6. Sleep is a God-given marker, putting a boundary between one day and the next. The pressure-cooker, I-am-in-indispensable, burning-the-candle-at-both-ends, 24-7 culture we live in needs a divine corrective. Sleep should be more than the briefest of pauses. Sleep brings closure on today before the advent of tomorrow. Pastor Ian Stackhouse devotes a whole chapter to a theology of sleep in The Day is Yours. In it he writes ‘Our lives roll from one day to the next, accumulating debris like a tornado, until one day it all catches up with us in one almighty disaster’. Sleep is God’s boundary marker from one day to the next. He adds, ‘God in his ordinance of the world causes the sun to go down, the sun to rise, and then the sun to go down again. What keeps me going is the knowledge that however awful today has been, tomorrow is another day… Each day comes fresh. His mercies are new every morning’ (The Day is Yours, p77-89).

So, what time of day are you reading this? Is it morning, afternoon, or evening?

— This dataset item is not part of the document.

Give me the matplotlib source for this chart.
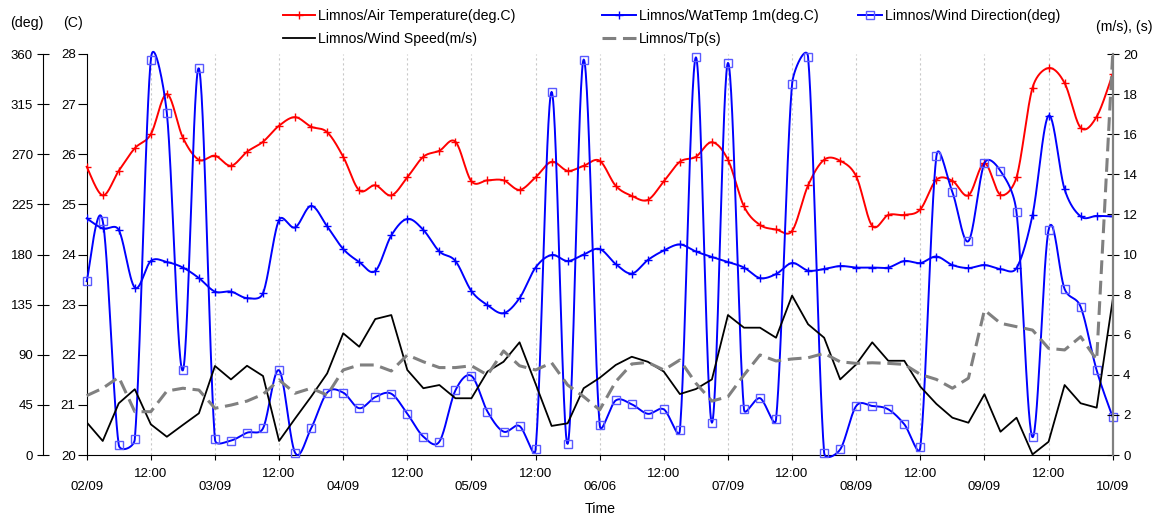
import numpy as np
import matplotlib
matplotlib.use('Agg')
import matplotlib.pyplot as plt
from matplotlib.lines import Line2D

plt.rcParams['font.family'] = ['Liberation Sans', 'DejaVu Sans']

# ---------------- data (3-hourly, 02/09 00:00 -> 10/09 00:00) ----------------
hours = np.arange(0, 193, 3)

air_temp = [25.75, 25.18, 25.67, 26.12, 26.40, 27.20, 26.33, 25.89, 25.97, 25.77,
            26.05, 26.25, 26.57, 26.74, 26.55, 26.44, 25.95, 25.28, 25.38, 25.18,
            25.54, 25.95, 26.07, 26.25, 25.46, 25.48, 25.48, 25.29, 25.54, 25.85,
            25.67, 25.77, 25.87, 25.37, 25.17, 25.09, 25.46, 25.85, 25.95, 26.24,
            25.89, 24.96, 24.59, 24.50, 24.47, 25.38, 25.89, 25.87, 25.56, 24.57,
            24.79, 24.79, 24.90, 25.49, 25.47, 25.18, 25.82, 25.19, 25.54, 27.33,
            27.72, 27.42, 26.53, 26.75, 27.60]

wat_temp = [24.72, 24.52, 24.49, 23.34, 23.87, 23.85, 23.74, 23.53, 23.26, 23.26,
            23.13, 23.23, 24.69, 24.54, 24.97, 24.56, 24.11, 23.85, 23.67, 24.38,
            24.71, 24.49, 24.06, 23.87, 23.27, 22.99, 22.83, 23.13, 23.74, 23.99,
            23.87, 24.00, 24.11, 23.81, 23.62, 23.89, 24.08, 24.20, 24.06, 23.95,
            23.85, 23.74, 23.53, 23.61, 23.83, 23.68, 23.71, 23.77, 23.74, 23.74,
            23.74, 23.87, 23.83, 23.96, 23.79, 23.73, 23.79, 23.71, 23.73, 24.79,
            26.77, 25.30, 24.76, 24.77, 24.76]

wind_dir = [156, 210, 9, 14, 355, 307, 76, 347, 14, 13,
            20, 24, 76, 2, 24, 56, 56, 42, 52, 55,
            37, 16.5, 12, 58, 71, 39, 21, 26, 5, 326,
            10, 355, 27, 49, 45.5, 37, 41, 22, 357, 29,
            352, 41, 51, 32, 333, 357, 2, 5, 44, 44,
            41, 27.6, 7, 268, 236, 192, 262, 255, 218, 16,
            202, 149, 133, 76, 34]

wind_speed = [1.63, 0.70, 2.58, 3.28, 1.53, 0.91, 1.50, 2.08, 4.44, 3.77,
              4.45, 3.94, 0.70, 1.82, 2.91, 4.07, 6.07, 5.40, 6.78, 6.98,
              4.24, 3.33, 3.49, 2.83, 2.83, 4.16, 4.65, 5.62, 3.55, 1.45,
              1.58, 3.33, 3.85, 4.49, 4.90, 4.65, 4.16, 3.04, 3.29, 3.77,
              6.98, 6.35, 6.35, 5.85, 7.95, 6.52, 5.85, 3.77, 4.52, 5.62,
              4.70, 4.70, 3.41, 2.55, 1.86, 1.61, 3.03, 1.16, 1.86, 0.03,
              0.66, 3.49, 2.58, 2.36, 7.73]

tp = [2.96, 3.33, 3.88, 2.16, 2.16, 3.19, 3.33, 3.24, 2.33, 2.49,
      2.69, 3.03, 3.74, 3.08, 3.33, 2.99, 4.24, 4.49, 4.49, 4.19,
      4.99, 4.65, 4.36, 4.36, 4.45, 3.99, 5.19, 4.45, 4.24, 4.60,
      3.49, 2.91, 2.25, 3.66, 4.54, 4.62, 4.24, 4.74, 3.58, 2.69,
      2.91, 3.99, 4.99, 4.69, 4.79, 4.85, 5.07, 4.65, 4.57, 4.60,
      4.57, 4.52, 4.02, 3.77, 3.33, 3.83, 7.23, 6.57, 6.40, 6.23,
      5.32, 5.24, 5.90, 4.74, 20.0]

date_labels = ['02/09', '03/09', '04/09', '05/09', '06/06', '07/09', '08/09', '09/09', '10/09']
noon_label = '12:00'
deg_ticks = [0, 45, 90, 135, 180, 225, 270, 315, 360]
c_ticks = [20, 21, 22, 23, 24, 25, 26, 27, 28]
right_ticks = [0, 2, 4, 6, 8, 10, 12, 14, 16, 18, 20]

# ---------------- figure / axes ----------------
W, H = 1157, 515
fig = plt.figure(figsize=(W / 100, H / 100), dpi=100)
x0, x1, y0, y1 = 86.7, 1112.7, 54, 455
ax = fig.add_axes([x0 / W, 1 - y1 / H, (x1 - x0) / W, (y1 - y0) / H])
axd = ax.twinx()
axr = ax.twinx()

ax.set_xlim(0, 192)
ax.set_ylim(20, 28)
axd.set_ylim(0, 360)
axr.set_ylim(0, 20)

TFS = 9.5
# C axis
for s in ['top', 'right']:
    ax.spines[s].set_visible(False)
ax.set_yticks(c_ticks)
ax.tick_params(axis='y', direction='out', length=6.5, width=0.8, pad=1.5, labelsize=TFS)
# deg axis
for s in ['top', 'right', 'bottom']:
    axd.spines[s].set_visible(False)
axd.spines['left'].set_visible(True)
axd.spines['left'].set_position(('outward', 31.2))
axd.yaxis.set_ticks_position('left')
axd.yaxis.set_label_position('left')
axd.set_yticks(deg_ticks)
axd.tick_params(axis='y', direction='inout', length=8, width=0.8, pad=3.5, labelsize=TFS)
# right axis
for s in ['top', 'left', 'bottom']:
    axr.spines[s].set_visible(False)
axr.spines['right'].set_color('#808080')
axr.spines['right'].set_linewidth(1.6)
axr.set_yticks(right_ticks)
axr.tick_params(axis='y', direction='inout', length=8, width=0.8, pad=3.5, labelsize=TFS)

# x axis
ax.set_xticks(np.arange(0, 193, 24))
ax.set_xticklabels(date_labels)
ax.set_xticks(np.arange(12, 192, 24), minor=True)
ax.set_xticklabels([noon_label] * 8, minor=True)
ax.tick_params(axis='x', which='major', direction='out', length=3.6, width=0.8, pad=15.3, labelsize=TFS)
ax.tick_params(axis='x', which='minor', direction='out', length=3.6, width=0.8, pad=5.8, labelsize=TFS)

for h in np.arange(12, 192, 12):
    ax.axvline(h, color='#C8C8C8', lw=0.8, ls=(0, (2, 2.5)), zorder=0)


# ---------------- Excel-like smoothed line ----------------
def excel_smooth(axis, x, y, k=0.5, n=30):
    P = axis.transData.transform(np.column_stack([x, y]))
    E = np.vstack([P[0], P, P[-1]])
    t = np.linspace(0, 1, n, endpoint=False)[:, None]
    segs = []
    for i in range(len(P) - 1):
        p0, p1, p2, p3 = E[i], E[i + 1], E[i + 2], E[i + 3]
        d12 = np.hypot(*(p2 - p1))
        v1, v2 = p2 - p0, p3 - p1
        n1, n2 = np.hypot(*v1), np.hypot(*v2)
        a1 = min(n1 / 6.0, k * d12)
        a2 = min(n2 / 6.0, k * d12)
        b1 = p1 + (v1 / n1 * a1 if n1 > 0 else 0)
        b2 = p2 - (v2 / n2 * a2 if n2 > 0 else 0)
        segs.append((1 - t) ** 3 * p1 + 3 * (1 - t) ** 2 * t * b1
                    + 3 * (1 - t) * t ** 2 * b2 + t ** 3 * p2)
    segs.append(P[-1:])
    D = axis.transData.inverted().transform(np.vstack(segs))
    return D[:, 0], D[:, 1]


RED, BLUE, SQ = '#FF0000', '#0000FF', '#5A5AFF'
LW = 1.4

# right axis series (straight lines)
axr.plot(hours, wind_speed, color='black', lw=1.3, zorder=2)
axr.plot(hours, tp, color='#808080', lw=2.2, dashes=(4.5, 2.2), zorder=2, clip_on=False)

# temperatures
sx, sy = excel_smooth(ax, hours, air_temp)
ax.plot(sx, sy, color=RED, lw=LW, clip_on=False, zorder=3)
ax.plot(hours, air_temp, ls='none', marker='+', ms=6, mew=1.0, color=RED, zorder=3)
sx, sy = excel_smooth(ax, hours, wat_temp)
ax.plot(sx, sy, color=BLUE, lw=LW, clip_on=False, zorder=3)
ax.plot(hours, wat_temp, ls='none', marker='+', ms=6, mew=1.0, color=BLUE, zorder=3)

# wind direction
sx, sy = excel_smooth(axd, hours, wind_dir)
axd.plot(sx, sy, color=BLUE, lw=LW, clip_on=False, zorder=3)
axd.plot(hours, wind_dir, ls='none', marker='s', ms=5.5, mew=1.0, mfc='none', mec=SQ,
         zorder=4, clip_on=False)

# ---------------- texts ----------------
LFS = 10.2
fig.text(10 / W, 1 - 27 / H, '(deg)', fontsize=LFS, ha='left', va='baseline')
fig.text(63 / W, 1 - 27 / H, '(C)', fontsize=LFS, ha='left', va='baseline')
fig.text(1152 / W, 1 - 30.5 / H, '(m/s), (s)', fontsize=LFS, ha='right', va='baseline')
fig.text(599.7 / W, 1.8 / H, 'Time', fontsize=LFS, ha='center', va='baseline')

# ---------------- legends ----------------
h_air = Line2D([], [], color=RED, lw=LW, marker='+', ms=6, mew=1.0)
h_ws = Line2D([], [], color='black', lw=1.3)
h_wt = Line2D([], [], color=BLUE, lw=LW, marker='+', ms=6, mew=1.0)
h_tp = Line2D([], [], color='#808080', lw=2.2, dashes=(4.5, 2.2))
h_wd = Line2D([], [], color=BLUE, lw=LW, marker='s', ms=5.5, mew=1.0, mfc='none', mec=SQ)

common = dict(loc='upper left', frameon=False, borderpad=0, borderaxespad=0,
              fontsize=LFS, labelspacing=0.6, handletextpad=0.2)
top = 1 - 9.0 / H
fig.legend([h_air, h_ws], ['Limnos/Air Temperature(deg.C)', 'Limnos/Wind Speed(m/s)'],
           bbox_to_anchor=(283 / W, top), handlelength=2.25, **common)
fig.legend([h_wt, h_tp], ['Limnos/WatTemp 1m(deg.C)', 'Limnos/Tp(s)'],
           bbox_to_anchor=(601.7 / W, top), handlelength=2.45, **common)
fig.legend([h_wd], ['Limnos/Wind Direction(deg)'],
           bbox_to_anchor=(857.7 / W, top), handlelength=1.75, **common)

fig.savefig('out.png', dpi=100)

If it’s morning I hope your day opens up into a day of opportunity and blessing. If it’s afternoon and you’ve hit that post-lunch slump may God renew you. If it’s evening and you’ll soon be under the sheets may God grant you deep sleep. … and if, like me, you ever experience the frustration of being wide-awake-in-the-dead-of-night may you be encouraged that God will carry you through it.